begin

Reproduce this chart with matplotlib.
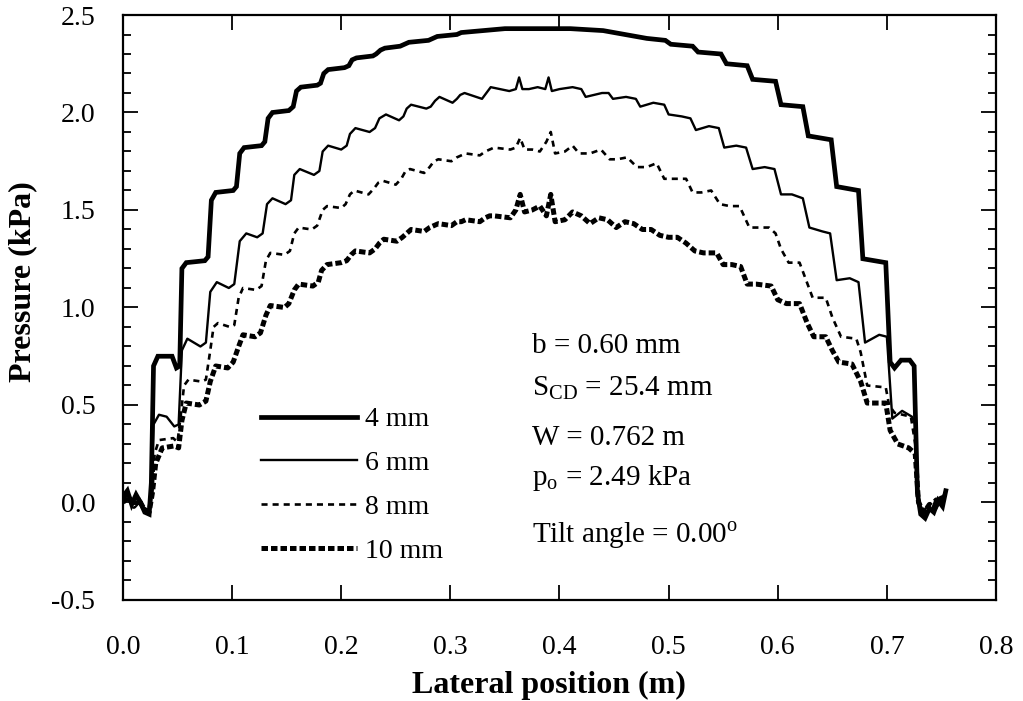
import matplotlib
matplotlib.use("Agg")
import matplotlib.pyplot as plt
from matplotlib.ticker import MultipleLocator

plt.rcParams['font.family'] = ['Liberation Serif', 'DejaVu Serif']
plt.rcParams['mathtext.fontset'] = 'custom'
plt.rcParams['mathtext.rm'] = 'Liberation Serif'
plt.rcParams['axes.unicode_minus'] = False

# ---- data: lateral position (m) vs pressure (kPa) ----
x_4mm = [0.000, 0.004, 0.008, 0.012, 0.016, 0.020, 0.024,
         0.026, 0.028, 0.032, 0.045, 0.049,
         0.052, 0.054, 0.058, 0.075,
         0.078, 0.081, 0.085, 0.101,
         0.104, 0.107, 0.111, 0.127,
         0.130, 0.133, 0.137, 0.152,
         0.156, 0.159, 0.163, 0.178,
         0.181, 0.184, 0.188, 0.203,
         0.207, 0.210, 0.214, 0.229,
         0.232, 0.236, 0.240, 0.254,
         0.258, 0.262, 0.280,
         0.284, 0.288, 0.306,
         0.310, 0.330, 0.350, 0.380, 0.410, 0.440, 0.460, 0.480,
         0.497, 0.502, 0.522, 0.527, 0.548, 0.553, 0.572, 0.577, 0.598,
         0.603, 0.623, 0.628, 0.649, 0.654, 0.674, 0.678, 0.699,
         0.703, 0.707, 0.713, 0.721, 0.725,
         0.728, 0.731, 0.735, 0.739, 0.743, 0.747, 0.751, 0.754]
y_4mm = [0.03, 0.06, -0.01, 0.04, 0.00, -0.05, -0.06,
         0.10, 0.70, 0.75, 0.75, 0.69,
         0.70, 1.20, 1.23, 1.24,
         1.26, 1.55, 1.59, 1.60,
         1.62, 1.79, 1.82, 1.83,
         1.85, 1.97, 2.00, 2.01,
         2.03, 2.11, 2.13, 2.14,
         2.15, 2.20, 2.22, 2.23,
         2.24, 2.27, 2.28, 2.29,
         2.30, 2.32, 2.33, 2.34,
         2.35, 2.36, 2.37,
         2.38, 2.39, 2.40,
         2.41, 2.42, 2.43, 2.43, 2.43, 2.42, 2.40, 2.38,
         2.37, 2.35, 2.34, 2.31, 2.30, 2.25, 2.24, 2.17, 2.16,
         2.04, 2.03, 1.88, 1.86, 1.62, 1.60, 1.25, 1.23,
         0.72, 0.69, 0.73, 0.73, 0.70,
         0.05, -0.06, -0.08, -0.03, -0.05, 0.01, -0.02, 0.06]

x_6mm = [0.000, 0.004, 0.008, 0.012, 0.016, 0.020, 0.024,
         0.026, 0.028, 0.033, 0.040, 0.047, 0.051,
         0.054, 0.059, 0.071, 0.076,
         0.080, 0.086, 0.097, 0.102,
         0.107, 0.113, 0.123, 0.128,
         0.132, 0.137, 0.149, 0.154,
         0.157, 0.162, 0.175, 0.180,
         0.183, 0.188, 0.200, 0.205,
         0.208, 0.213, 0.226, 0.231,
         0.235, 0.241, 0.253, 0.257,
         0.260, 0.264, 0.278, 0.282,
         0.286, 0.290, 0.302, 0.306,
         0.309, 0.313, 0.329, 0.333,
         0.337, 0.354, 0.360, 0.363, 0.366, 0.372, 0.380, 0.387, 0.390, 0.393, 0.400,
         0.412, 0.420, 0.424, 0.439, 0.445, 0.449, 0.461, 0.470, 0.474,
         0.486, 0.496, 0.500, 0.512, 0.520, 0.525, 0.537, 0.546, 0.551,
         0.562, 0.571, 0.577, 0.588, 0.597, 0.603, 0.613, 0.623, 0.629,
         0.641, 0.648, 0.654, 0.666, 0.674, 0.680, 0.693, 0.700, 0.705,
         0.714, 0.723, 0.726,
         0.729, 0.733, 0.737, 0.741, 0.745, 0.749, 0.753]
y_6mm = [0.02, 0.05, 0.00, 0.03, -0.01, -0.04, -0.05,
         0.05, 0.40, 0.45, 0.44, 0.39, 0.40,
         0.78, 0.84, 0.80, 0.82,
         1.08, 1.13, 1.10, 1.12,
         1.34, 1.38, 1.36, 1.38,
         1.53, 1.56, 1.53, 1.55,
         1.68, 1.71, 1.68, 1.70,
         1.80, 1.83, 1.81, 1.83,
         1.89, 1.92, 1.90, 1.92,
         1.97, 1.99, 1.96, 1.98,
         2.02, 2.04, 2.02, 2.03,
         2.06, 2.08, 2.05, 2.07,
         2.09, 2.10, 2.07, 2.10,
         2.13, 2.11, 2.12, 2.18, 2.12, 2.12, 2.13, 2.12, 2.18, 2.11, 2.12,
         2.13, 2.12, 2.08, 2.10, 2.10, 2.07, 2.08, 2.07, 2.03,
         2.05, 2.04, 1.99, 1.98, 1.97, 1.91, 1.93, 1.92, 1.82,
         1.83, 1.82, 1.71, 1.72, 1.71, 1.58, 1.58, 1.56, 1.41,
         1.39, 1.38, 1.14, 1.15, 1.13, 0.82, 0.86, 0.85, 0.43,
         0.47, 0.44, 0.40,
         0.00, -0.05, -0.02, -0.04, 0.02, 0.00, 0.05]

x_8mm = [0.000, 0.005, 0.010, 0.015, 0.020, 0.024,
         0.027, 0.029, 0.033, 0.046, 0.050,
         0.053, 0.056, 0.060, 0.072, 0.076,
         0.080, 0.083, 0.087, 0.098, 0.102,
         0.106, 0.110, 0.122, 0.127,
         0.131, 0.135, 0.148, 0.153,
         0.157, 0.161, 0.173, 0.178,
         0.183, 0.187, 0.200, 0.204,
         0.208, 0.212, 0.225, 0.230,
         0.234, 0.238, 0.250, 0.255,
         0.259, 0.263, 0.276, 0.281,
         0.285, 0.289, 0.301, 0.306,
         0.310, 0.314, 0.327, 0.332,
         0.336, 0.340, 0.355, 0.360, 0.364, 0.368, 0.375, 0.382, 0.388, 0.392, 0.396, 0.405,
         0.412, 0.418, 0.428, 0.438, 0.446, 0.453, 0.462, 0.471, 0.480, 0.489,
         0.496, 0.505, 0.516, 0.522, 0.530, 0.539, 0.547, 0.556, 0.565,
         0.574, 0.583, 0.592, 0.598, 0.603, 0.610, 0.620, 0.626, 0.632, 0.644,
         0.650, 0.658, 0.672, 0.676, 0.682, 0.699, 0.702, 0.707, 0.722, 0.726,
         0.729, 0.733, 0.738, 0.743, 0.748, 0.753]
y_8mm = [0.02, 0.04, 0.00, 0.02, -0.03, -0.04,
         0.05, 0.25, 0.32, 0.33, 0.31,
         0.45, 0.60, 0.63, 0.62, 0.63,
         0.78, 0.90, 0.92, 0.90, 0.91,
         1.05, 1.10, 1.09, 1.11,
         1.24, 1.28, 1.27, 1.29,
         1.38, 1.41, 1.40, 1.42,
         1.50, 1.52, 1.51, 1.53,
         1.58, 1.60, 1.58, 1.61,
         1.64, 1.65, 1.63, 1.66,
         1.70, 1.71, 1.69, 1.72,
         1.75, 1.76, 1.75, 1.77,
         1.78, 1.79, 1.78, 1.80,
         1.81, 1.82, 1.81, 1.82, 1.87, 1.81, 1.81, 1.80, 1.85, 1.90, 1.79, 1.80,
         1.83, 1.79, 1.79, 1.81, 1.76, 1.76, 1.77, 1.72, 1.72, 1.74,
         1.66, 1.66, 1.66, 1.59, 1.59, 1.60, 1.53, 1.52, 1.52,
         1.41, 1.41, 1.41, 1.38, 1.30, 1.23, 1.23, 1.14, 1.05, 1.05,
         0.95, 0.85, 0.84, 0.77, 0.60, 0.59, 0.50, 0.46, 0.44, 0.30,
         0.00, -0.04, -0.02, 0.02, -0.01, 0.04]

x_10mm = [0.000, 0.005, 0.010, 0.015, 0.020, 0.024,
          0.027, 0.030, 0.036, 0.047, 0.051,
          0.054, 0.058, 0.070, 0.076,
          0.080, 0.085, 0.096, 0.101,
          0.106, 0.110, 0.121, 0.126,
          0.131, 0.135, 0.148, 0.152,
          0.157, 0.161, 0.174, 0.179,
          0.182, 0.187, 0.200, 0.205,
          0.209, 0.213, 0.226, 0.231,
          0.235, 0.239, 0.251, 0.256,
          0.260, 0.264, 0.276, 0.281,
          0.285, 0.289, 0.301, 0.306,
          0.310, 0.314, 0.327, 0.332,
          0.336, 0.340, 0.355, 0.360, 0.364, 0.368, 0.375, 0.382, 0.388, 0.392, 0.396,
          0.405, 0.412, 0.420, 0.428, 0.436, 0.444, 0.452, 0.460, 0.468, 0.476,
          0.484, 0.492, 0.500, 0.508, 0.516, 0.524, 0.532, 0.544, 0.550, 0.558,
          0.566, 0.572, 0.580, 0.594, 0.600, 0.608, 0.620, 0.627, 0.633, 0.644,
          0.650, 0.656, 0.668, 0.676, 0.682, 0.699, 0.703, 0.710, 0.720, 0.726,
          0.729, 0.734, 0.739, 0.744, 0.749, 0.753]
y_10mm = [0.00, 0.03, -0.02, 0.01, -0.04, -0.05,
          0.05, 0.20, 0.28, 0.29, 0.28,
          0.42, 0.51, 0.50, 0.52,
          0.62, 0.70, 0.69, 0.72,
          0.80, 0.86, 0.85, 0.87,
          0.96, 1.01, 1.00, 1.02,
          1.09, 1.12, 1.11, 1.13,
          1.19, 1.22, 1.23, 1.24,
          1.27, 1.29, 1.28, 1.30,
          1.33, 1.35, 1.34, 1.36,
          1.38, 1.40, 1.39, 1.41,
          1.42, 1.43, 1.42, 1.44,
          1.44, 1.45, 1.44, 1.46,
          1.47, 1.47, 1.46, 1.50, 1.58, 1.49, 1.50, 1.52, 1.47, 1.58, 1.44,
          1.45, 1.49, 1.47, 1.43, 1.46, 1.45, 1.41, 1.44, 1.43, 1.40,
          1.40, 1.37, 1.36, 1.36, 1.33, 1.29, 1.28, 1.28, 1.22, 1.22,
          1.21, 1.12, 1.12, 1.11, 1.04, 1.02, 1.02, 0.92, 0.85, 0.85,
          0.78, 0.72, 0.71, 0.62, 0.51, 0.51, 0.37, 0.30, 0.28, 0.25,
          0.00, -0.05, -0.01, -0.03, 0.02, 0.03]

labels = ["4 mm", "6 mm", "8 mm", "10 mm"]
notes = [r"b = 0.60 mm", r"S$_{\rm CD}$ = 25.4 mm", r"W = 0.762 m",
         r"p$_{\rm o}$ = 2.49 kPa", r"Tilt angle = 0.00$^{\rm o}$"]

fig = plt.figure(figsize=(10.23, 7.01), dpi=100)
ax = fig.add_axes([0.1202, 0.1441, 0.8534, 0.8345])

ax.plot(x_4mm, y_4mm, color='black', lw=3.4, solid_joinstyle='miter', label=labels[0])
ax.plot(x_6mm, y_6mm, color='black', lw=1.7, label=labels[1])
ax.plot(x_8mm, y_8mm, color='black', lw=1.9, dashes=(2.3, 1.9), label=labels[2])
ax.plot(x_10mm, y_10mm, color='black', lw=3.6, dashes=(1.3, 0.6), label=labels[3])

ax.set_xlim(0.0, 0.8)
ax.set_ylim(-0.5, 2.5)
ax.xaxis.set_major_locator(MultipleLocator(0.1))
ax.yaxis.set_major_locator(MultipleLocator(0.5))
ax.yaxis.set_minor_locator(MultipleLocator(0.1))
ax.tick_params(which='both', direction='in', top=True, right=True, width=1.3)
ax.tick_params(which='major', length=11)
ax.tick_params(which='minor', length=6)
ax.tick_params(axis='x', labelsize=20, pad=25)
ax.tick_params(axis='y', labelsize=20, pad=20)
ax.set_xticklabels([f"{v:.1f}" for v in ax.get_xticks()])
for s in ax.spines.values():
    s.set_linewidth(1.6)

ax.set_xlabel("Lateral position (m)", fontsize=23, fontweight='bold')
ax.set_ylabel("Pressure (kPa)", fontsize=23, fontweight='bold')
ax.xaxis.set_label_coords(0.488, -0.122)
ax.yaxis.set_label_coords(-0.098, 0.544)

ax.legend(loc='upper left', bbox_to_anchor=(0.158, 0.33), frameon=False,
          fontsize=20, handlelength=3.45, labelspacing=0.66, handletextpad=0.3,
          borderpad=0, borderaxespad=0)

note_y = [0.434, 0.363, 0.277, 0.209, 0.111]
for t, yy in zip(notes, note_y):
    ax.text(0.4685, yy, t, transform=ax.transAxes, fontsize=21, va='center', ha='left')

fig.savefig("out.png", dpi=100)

end

*Problem statement:*
Without the pictures, return the listing above from its first line through the line that has "plt.rcParams['axes.unicode_minus'] = False".

*Worked answer:*
Reproduce this chart with matplotlib.
import matplotlib
matplotlib.use("Agg")
import matplotlib.pyplot as plt
from matplotlib.ticker import MultipleLocator

plt.rcParams['font.family'] = ['Liberation Serif', 'DejaVu Serif']
plt.rcParams['mathtext.fontset'] = 'custom'
plt.rcParams['mathtext.rm'] = 'Liberation Serif'
plt.rcParams['axes.unicode_minus'] = False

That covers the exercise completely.